You may have heard of "IV crush" before, or maybe experienced it first-hand when you got the direction of a stock correct but your options still lost value after earnings. Implied volatility, or IV, is part of an option's price and represents the estimated move of the underlying stock.

Implied volatility is calculated from the difference in the price an option should be and its actual price. There are many factors that can cause this, such as supply and demand, upcoming uncertainty, and the time until expiration.

As there is more demand for an option, the price of it will go up even if the underlying stock isn't going up. Likewise, if there is more selling pressure (less demand), the price of the option will go down.
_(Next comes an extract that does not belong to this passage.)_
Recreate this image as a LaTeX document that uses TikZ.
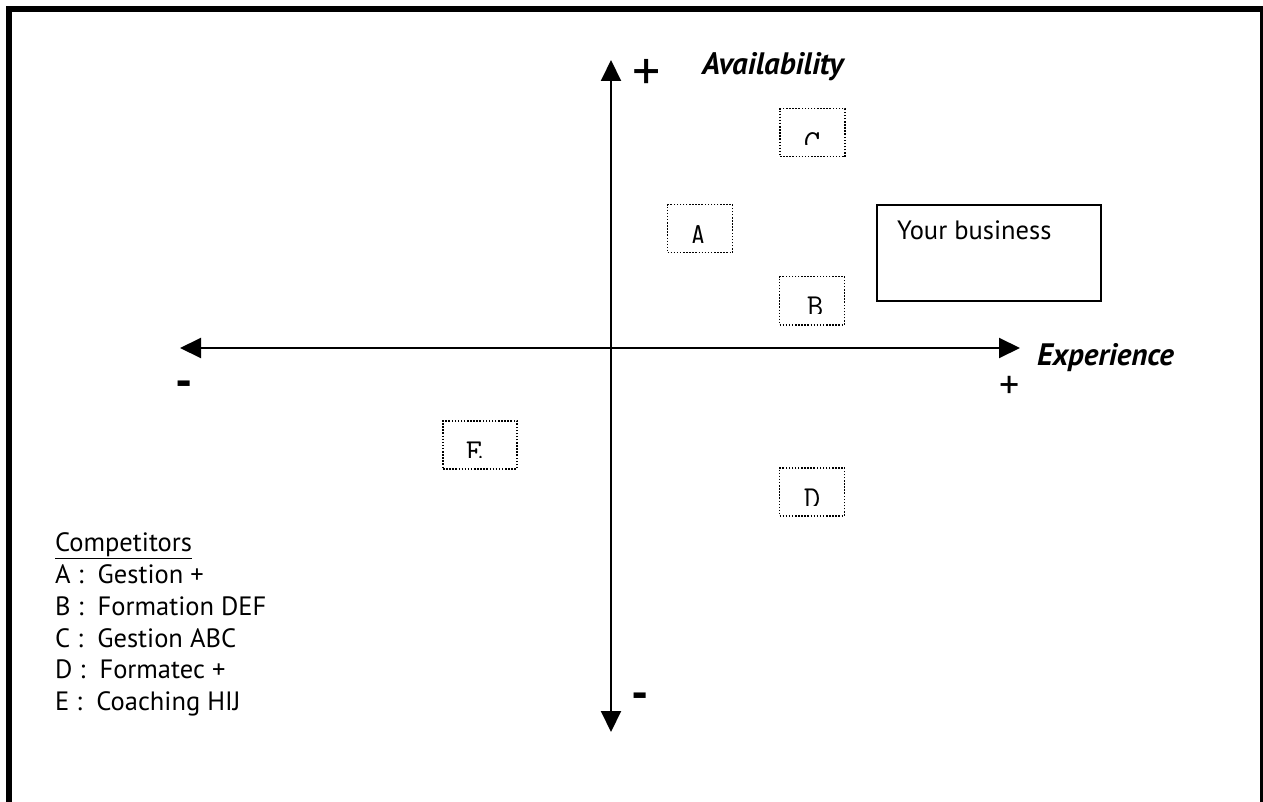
\documentclass[tikz,border=0pt]{standalone}
\usepackage{fontspec}
\setmainfont{PT Sans}
\usetikzlibrary{arrows.meta}
\begin{document}
\begin{tikzpicture}[x=1pt,y=-1pt,
  axis/.style={line width=2pt,{Triangle[length=21pt,width=20pt]}-{Triangle[length=21pt,width=20pt]}},
  compbox/.style={draw,line width=1.5pt,dash pattern=on 1.5pt off 1.6pt,minimum width=65pt,minimum height=48pt,inner sep=0pt},
  letter/.style={anchor=north,inner sep=0pt,font=\ttfamily\fontsize{32}{32}\selectfont},
  txt/.style={anchor=base west,inner sep=0pt,font=\fontsize{26.5}{30}\selectfont},
  axlabel/.style={anchor=base west,inner sep=0pt,font=\bfseries\itshape\fontsize{31}{34}\selectfont},
  sign/.style={inner sep=0pt,font=\fontsize{56}{56}\selectfont},
  minus/.style={inner sep=0pt,font=\bfseries\fontsize{48}{48}\selectfont}]
\useasboundingbox (0,0) rectangle (1263,802);
\clip (0,0) rectangle (1263,802);
% frame
\draw[line width=6pt] (9,830) -- (9,9) -- (1263,9) -- (1263,830);
% axes
\coordinate (top) at (611,60);
\coordinate (bottom) at (611,732);
\coordinate (left) at (180,348);
\coordinate (right) at (1020,348);
\draw[axis] (bottom) -- (top);
\draw[axis] (left) -- (right);
% axis labels and signs
\node[sign] (ptop) at (647,75) {+};
\node[axlabel] (avail) at (702,75) {Availability};
\node[axlabel] (exper) at (1037,365) {Experience};
\node[sign,font=\fontsize{40}{40}\selectfont] (pright) at (1010,387) {+};
\node[minus] (mleft) at (184,389) {-};
\node[minus] (mbottom) at (640,701) {-};
% competitor boxes
\foreach \n/\x/\y/\w/\lx/\dy/\cut in {C/812.5/108/65/812/24/37, A/700/204/65/698/21/39, B/812/276/65/815/21/37, E/480/420/74/474/22/37, D/812/467/65/812/22/38}{
  \node[compbox,anchor=north,minimum width=\w pt] (\n) at (\x,\y) {};
  \begin{scope}
    \clip ([yshift=2pt]\n.north west) rectangle ([yshift=-\cut pt]\n.north east);
    \node[letter] (l\n) at (\lx,\y+\dy) {\n};
  \end{scope}
}
% your business
\node[draw,line width=1.6pt,minimum width=224pt,minimum height=96pt,anchor=north west,inner sep=0pt] (yb) at (876,204) {};
\node[txt] (ybt) at (897,240) {Your business};
% legend
\node[txt] (comp) at (55,551) {\underline{Competitors}};
\node[txt] (la) at (55,583) {A :\ \ Gestion +};
\node[txt] (lb) at (55,615) {B :\ \ Formation DEF};
\node[txt] (lc) at (55,647) {C :\ \ Gestion ABC};
\node[txt] (ld) at (55,678) {D :\ \ Formatec +};
\node[txt] (le) at (55,710) {E :\ \ Coaching HIJ};
\end{tikzpicture}
\end{document}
Even though options are related to the underlying price, they still experience the same supply and demand effects that stocks do. So when options are more in demand, their price rises, and so does IV.

IV is also higher for expirations that are further away, as naturally there is more time for the underlying to move.
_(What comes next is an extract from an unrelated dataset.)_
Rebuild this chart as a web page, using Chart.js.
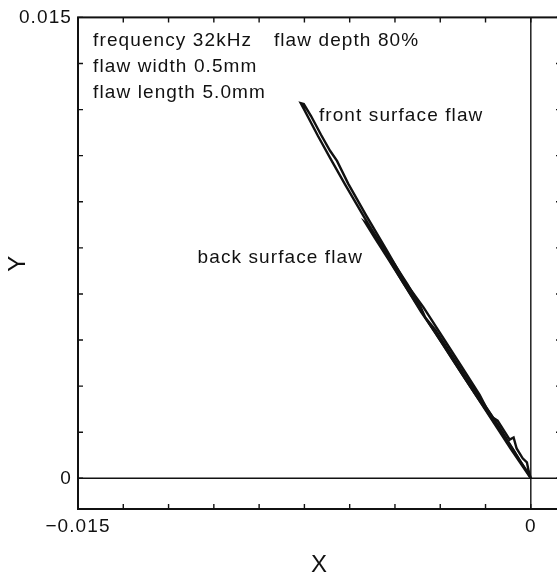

For example, one month prior to earnings, options on stock ABC are priced about where they should be. There isn't any expected news that could make options any more desired than they currently are. However, as earnings approach, traders know that a big move in the stock could be coming. This causes higher demand and higher prices, and you now need to pay more to buy an option and potentially cash in on the big move.

After earnings, IV will come crashing down because there is no longer an event with an unknown outcome, and because demand is lowering as traders sell their options. There is a potential for this change in IV to lower the price of the option to a point where you could still lose money even if you got the direction correct.

On OptionStrat, you can see how changes in IV will affect your trade by moving the implied volatility slider.